Two weeks of waiting, followed by a day of chilling in the fridge and then the moment of truth.
Opening the first bottle of homebrew.
I’ll admit, this shouldn’t be such a moment fraught with anxiety. If you’re a competent homebrewer you should have consistent success, you methods should be tested and true. Brewing should be a road to success, not a trip marked by pitfalls and wishful thinking.
But alas, for the humber amateur like myself I can never say I don’t have some trepidation as I put the bottle opener to that first 22 ounce bottle. Will it be skunky? Will it have a weird aroma? Will it be — gasp — flat?
Turns out my last batch was the perhaps the worst, flat as can be. It tastes good, it’s a little darker than I hoped but still doesn’t look bad, it has a nice finish but no bubbles. I’ll blame it on two things, waiting to long to bottle condition, not monitoring my fermentation well enough and also using the tabs of sugar rather than dosing out priming sugar.

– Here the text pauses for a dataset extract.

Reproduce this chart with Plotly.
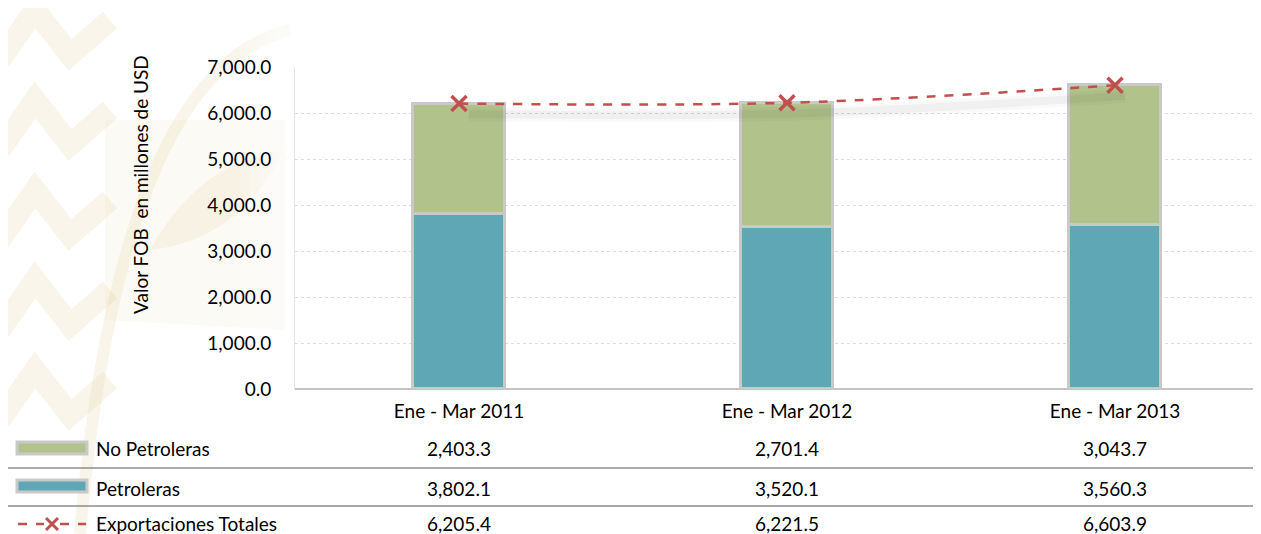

I now have two cases of flat beer. Like I said, it tastes OK, but it’s flat. I resolve my next batch will receive my utmost attention and care. It shall receive a correct amount of carbonation sugar and I will ensure I still have healthy yeast to make it to the carbonation finish line.
As with all hobbys, one must not be daunted by failures but rather learn from them to achieve future success.